■ **OBJECTIVE**
Can you write out all the lines word for word, with no pictures?

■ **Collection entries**

-----

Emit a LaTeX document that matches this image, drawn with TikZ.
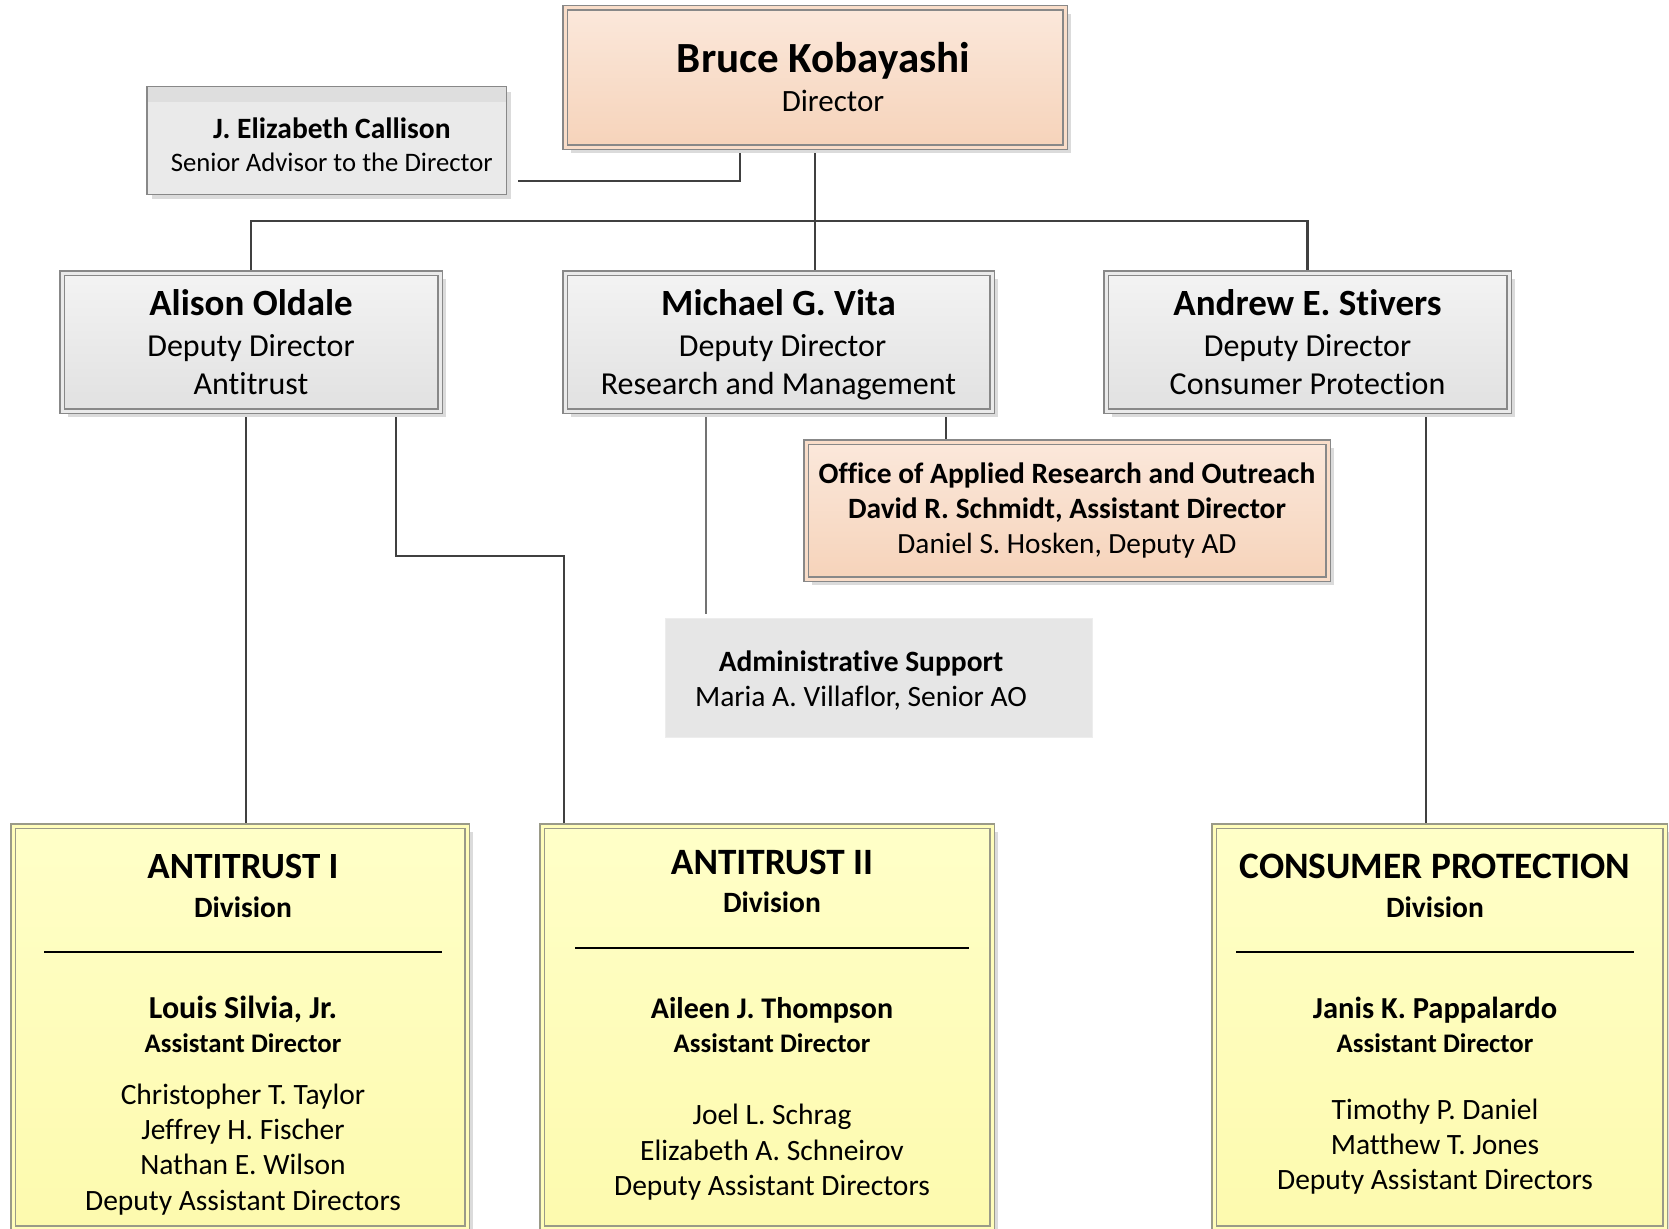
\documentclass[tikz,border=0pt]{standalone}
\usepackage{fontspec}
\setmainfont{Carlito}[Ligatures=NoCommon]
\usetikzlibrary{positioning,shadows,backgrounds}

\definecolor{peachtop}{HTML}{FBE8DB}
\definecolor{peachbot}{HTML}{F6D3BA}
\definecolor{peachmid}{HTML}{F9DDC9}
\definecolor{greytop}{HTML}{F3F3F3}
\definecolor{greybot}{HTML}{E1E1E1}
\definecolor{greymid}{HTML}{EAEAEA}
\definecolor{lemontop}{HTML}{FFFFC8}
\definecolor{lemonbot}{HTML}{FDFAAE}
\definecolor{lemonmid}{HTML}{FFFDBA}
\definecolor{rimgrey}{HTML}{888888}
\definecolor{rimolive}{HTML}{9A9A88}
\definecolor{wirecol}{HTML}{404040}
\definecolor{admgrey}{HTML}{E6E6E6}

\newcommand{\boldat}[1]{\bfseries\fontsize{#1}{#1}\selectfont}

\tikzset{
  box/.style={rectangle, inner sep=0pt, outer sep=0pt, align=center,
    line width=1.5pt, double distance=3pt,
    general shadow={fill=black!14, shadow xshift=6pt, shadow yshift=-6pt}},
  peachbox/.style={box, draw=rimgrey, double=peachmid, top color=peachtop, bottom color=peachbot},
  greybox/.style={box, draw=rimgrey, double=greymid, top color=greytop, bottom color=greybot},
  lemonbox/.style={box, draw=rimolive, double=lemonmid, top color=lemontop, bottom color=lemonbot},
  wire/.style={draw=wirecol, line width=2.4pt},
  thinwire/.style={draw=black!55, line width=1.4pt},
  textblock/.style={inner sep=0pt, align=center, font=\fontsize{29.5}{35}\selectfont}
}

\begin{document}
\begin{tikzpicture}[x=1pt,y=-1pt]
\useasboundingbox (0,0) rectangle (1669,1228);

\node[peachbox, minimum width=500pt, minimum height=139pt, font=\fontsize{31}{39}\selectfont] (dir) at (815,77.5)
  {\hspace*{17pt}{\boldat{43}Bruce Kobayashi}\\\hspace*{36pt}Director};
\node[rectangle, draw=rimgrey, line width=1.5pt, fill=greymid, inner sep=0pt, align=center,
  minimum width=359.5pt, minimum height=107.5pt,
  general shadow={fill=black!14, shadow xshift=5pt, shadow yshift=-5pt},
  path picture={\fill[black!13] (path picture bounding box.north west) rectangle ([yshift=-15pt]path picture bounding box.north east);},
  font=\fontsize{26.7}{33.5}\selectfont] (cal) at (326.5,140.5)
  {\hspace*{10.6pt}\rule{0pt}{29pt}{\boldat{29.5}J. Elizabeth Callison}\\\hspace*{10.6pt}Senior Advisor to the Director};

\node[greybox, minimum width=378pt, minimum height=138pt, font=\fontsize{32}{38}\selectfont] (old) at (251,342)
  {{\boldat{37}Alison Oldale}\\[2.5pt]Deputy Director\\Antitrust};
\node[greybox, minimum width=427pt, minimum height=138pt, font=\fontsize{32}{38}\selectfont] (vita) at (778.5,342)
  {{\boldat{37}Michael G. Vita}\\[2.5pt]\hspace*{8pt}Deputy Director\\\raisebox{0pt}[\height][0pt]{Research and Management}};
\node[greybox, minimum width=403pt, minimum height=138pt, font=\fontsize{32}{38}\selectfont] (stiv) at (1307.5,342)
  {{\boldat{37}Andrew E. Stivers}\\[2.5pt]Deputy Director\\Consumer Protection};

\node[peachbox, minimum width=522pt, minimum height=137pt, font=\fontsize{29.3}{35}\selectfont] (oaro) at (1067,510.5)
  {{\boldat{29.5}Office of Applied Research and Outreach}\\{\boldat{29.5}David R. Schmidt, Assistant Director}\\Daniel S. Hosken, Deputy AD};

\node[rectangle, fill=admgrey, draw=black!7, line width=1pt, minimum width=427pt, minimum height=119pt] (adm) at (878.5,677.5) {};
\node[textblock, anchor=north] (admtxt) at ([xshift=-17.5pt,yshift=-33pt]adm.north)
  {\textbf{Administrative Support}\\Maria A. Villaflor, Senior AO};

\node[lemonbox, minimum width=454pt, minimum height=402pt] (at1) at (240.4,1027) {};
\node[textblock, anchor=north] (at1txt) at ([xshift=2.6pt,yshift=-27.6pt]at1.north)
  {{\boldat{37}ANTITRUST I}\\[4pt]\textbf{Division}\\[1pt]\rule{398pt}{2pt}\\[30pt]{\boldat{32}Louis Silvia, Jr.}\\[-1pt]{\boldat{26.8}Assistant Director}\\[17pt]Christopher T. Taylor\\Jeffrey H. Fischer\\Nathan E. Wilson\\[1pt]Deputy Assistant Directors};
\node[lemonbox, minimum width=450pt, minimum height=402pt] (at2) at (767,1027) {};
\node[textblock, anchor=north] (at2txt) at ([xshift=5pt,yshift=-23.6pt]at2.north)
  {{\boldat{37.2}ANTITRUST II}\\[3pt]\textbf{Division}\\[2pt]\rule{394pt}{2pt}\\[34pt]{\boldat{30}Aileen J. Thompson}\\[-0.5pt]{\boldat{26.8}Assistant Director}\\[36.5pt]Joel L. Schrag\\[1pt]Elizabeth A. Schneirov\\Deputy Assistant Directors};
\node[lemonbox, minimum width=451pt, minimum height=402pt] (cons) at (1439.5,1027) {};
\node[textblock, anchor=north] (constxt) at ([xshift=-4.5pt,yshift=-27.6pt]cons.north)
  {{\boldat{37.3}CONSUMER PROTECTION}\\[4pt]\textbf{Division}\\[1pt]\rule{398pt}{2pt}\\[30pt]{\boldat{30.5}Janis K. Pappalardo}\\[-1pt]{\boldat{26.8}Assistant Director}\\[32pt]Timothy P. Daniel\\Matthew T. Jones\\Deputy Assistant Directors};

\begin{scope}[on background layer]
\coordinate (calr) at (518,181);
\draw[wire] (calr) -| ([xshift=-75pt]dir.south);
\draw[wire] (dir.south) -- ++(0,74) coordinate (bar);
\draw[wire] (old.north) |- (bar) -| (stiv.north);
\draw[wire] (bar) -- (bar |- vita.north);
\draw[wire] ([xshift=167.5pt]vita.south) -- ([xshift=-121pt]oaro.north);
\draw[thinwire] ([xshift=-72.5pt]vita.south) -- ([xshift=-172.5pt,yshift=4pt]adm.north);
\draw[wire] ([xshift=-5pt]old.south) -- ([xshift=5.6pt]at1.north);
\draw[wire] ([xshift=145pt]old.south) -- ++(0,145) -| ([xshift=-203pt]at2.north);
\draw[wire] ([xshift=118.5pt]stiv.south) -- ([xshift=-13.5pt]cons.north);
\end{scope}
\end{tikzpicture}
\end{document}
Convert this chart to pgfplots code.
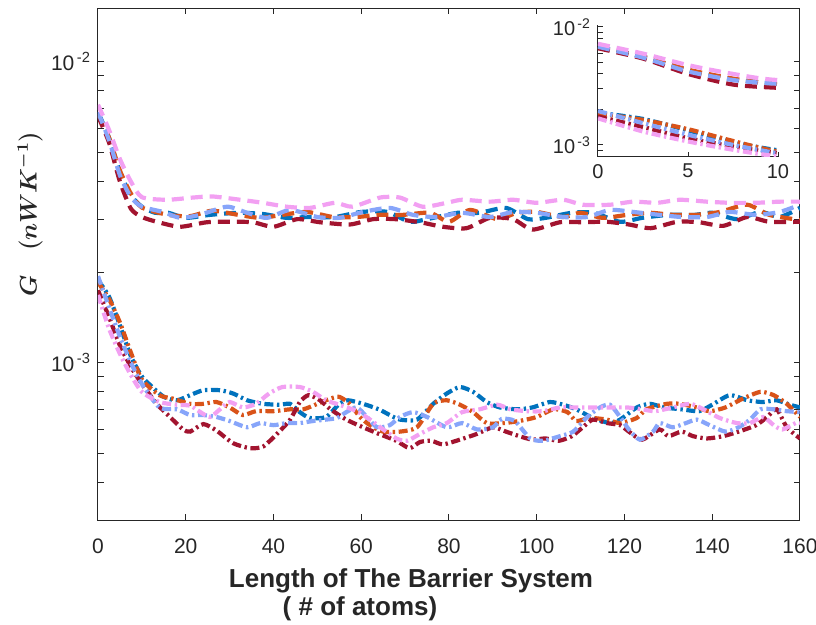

-----

■ **SOLUTION**
Emit a LaTeX document that matches this image, drawn with TikZ.
\documentclass[tikz,border=0pt]{standalone}
\usepackage{fontspec}
\setmainfont{Carlito}[Ligatures=NoCommon]
\usetikzlibrary{positioning,shadows,backgrounds}

\definecolor{peachtop}{HTML}{FBE8DB}
\definecolor{peachbot}{HTML}{F6D3BA}
\definecolor{peachmid}{HTML}{F9DDC9}
\definecolor{greytop}{HTML}{F3F3F3}
\definecolor{greybot}{HTML}{E1E1E1}
\definecolor{greymid}{HTML}{EAEAEA}
\definecolor{lemontop}{HTML}{FFFFC8}
\definecolor{lemonbot}{HTML}{FDFAAE}
\definecolor{lemonmid}{HTML}{FFFDBA}
\definecolor{rimgrey}{HTML}{888888}
\definecolor{rimolive}{HTML}{9A9A88}
\definecolor{wirecol}{HTML}{404040}
\definecolor{admgrey}{HTML}{E6E6E6}

\newcommand{\boldat}[1]{\bfseries\fontsize{#1}{#1}\selectfont}

\tikzset{
  box/.style={rectangle, inner sep=0pt, outer sep=0pt, align=center,
    line width=1.5pt, double distance=3pt,
    general shadow={fill=black!14, shadow xshift=6pt, shadow yshift=-6pt}},
  peachbox/.style={box, draw=rimgrey, double=peachmid, top color=peachtop, bottom color=peachbot},
  greybox/.style={box, draw=rimgrey, double=greymid, top color=greytop, bottom color=greybot},
  lemonbox/.style={box, draw=rimolive, double=lemonmid, top color=lemontop, bottom color=lemonbot},
  wire/.style={draw=wirecol, line width=2.4pt},
  thinwire/.style={draw=black!55, line width=1.4pt},
  textblock/.style={inner sep=0pt, align=center, font=\fontsize{29.5}{35}\selectfont}
}

\begin{document}
\begin{tikzpicture}[x=1pt,y=-1pt]
\useasboundingbox (0,0) rectangle (1669,1228);

\node[peachbox, minimum width=500pt, minimum height=139pt, font=\fontsize{31}{39}\selectfont] (dir) at (815,77.5)
  {\hspace*{17pt}{\boldat{43}Bruce Kobayashi}\\\hspace*{36pt}Director};
\node[rectangle, draw=rimgrey, line width=1.5pt, fill=greymid, inner sep=0pt, align=center,
  minimum width=359.5pt, minimum height=107.5pt,
  general shadow={fill=black!14, shadow xshift=5pt, shadow yshift=-5pt},
  path picture={\fill[black!13] (path picture bounding box.north west) rectangle ([yshift=-15pt]path picture bounding box.north east);},
  font=\fontsize{26.7}{33.5}\selectfont] (cal) at (326.5,140.5)
  {\hspace*{10.6pt}\rule{0pt}{29pt}{\boldat{29.5}J. Elizabeth Callison}\\\hspace*{10.6pt}Senior Advisor to the Director};

\node[greybox, minimum width=378pt, minimum height=138pt, font=\fontsize{32}{38}\selectfont] (old) at (251,342)
  {{\boldat{37}Alison Oldale}\\[2.5pt]Deputy Director\\Antitrust};
\node[greybox, minimum width=427pt, minimum height=138pt, font=\fontsize{32}{38}\selectfont] (vita) at (778.5,342)
  {{\boldat{37}Michael G. Vita}\\[2.5pt]\hspace*{8pt}Deputy Director\\\raisebox{0pt}[\height][0pt]{Research and Management}};
\node[greybox, minimum width=403pt, minimum height=138pt, font=\fontsize{32}{38}\selectfont] (stiv) at (1307.5,342)
  {{\boldat{37}Andrew E. Stivers}\\[2.5pt]Deputy Director\\Consumer Protection};

\node[peachbox, minimum width=522pt, minimum height=137pt, font=\fontsize{29.3}{35}\selectfont] (oaro) at (1067,510.5)
  {{\boldat{29.5}Office of Applied Research and Outreach}\\{\boldat{29.5}David R. Schmidt, Assistant Director}\\Daniel S. Hosken, Deputy AD};

\node[rectangle, fill=admgrey, draw=black!7, line width=1pt, minimum width=427pt, minimum height=119pt] (adm) at (878.5,677.5) {};
\node[textblock, anchor=north] (admtxt) at ([xshift=-17.5pt,yshift=-33pt]adm.north)
  {\textbf{Administrative Support}\\Maria A. Villaflor, Senior AO};

\node[lemonbox, minimum width=454pt, minimum height=402pt] (at1) at (240.4,1027) {};
\node[textblock, anchor=north] (at1txt) at ([xshift=2.6pt,yshift=-27.6pt]at1.north)
  {{\boldat{37}ANTITRUST I}\\[4pt]\textbf{Division}\\[1pt]\rule{398pt}{2pt}\\[30pt]{\boldat{32}Louis Silvia, Jr.}\\[-1pt]{\boldat{26.8}Assistant Director}\\[17pt]Christopher T. Taylor\\Jeffrey H. Fischer\\Nathan E. Wilson\\[1pt]Deputy Assistant Directors};
\node[lemonbox, minimum width=450pt, minimum height=402pt] (at2) at (767,1027) {};
\node[textblock, anchor=north] (at2txt) at ([xshift=5pt,yshift=-23.6pt]at2.north)
  {{\boldat{37.2}ANTITRUST II}\\[3pt]\textbf{Division}\\[2pt]\rule{394pt}{2pt}\\[34pt]{\boldat{30}Aileen J. Thompson}\\[-0.5pt]{\boldat{26.8}Assistant Director}\\[36.5pt]Joel L. Schrag\\[1pt]Elizabeth A. Schneirov\\Deputy Assistant Directors};
\node[lemonbox, minimum width=451pt, minimum height=402pt] (cons) at (1439.5,1027) {};
\node[textblock, anchor=north] (constxt) at ([xshift=-4.5pt,yshift=-27.6pt]cons.north)
  {{\boldat{37.3}CONSUMER PROTECTION}\\[4pt]\textbf{Division}\\[1pt]\rule{398pt}{2pt}\\[30pt]{\boldat{30.5}Janis K. Pappalardo}\\[-1pt]{\boldat{26.8}Assistant Director}\\[32pt]Timothy P. Daniel\\Matthew T. Jones\\Deputy Assistant Directors};

\begin{scope}[on background layer]
\coordinate (calr) at (518,181);
\draw[wire] (calr) -| ([xshift=-75pt]dir.south);
\draw[wire] (dir.south) -- ++(0,74) coordinate (bar);
\draw[wire] (old.north) |- (bar) -| (stiv.north);
\draw[wire] (bar) -- (bar |- vita.north);
\draw[wire] ([xshift=167.5pt]vita.south) -- ([xshift=-121pt]oaro.north);
\draw[thinwire] ([xshift=-72.5pt]vita.south) -- ([xshift=-172.5pt,yshift=4pt]adm.north);
\draw[wire] ([xshift=-5pt]old.south) -- ([xshift=5.6pt]at1.north);
\draw[wire] ([xshift=145pt]old.south) -- ++(0,145) -| ([xshift=-203pt]at2.north);
\draw[wire] ([xshift=118.5pt]stiv.south) -- ([xshift=-13.5pt]cons.north);
\end{scope}
\end{tikzpicture}
\end{document}
Convert this chart to pgfplots code.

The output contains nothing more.